Taleju Lab - kikidaisy.com

How can transcription workflows be made less painful for developers?

Ever since speech‑to‑text APIs became widely available, developers have been eager to turn raw calls, meetings, and videos into features their users actually value: searchable archives, automatic notes, smart summaries, and insights. Instead of building models from scratch, they plug into cloud providers and specialized vendors, wire up a few endpoints, and ship.

In theory, this should be simple: send audio, get text, and move on. In practice, the journey from “raw recording” to “production‑ready insight” is surprisingly fragmented. Each provider offers its own set of models, flags, post‑processing tools, and webhook patterns. Developers juggle uploads, polling, retries, extra APIs for redaction or summarization, plus their own glue code to make it all hang together.

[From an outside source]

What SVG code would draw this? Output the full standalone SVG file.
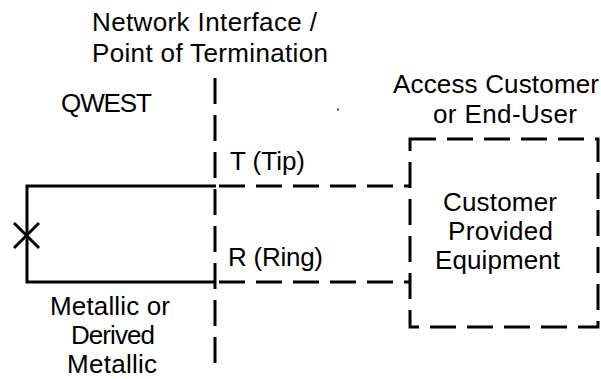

As products grow, the hidden complexity becomes obvious. One feature needs diarization and summaries, another needs PII redaction and topic tagging, and a third needs near‑real‑time captions. Each use case ends up with its own custom pipeline, often duplicated across services and teams. When a transcript is wrong or a job is slow, debugging is a maze of logs, parameters, and audio files spread across systems.

Even experienced teams report that they spend more time orchestrating transcription workflows than designing the user experiences that sit on top of them. Our app was created to tackle this specific developer frustration: to make working with audio and video agents as straightforward as calling one endpoint that already understands the workflow you’re trying to ship.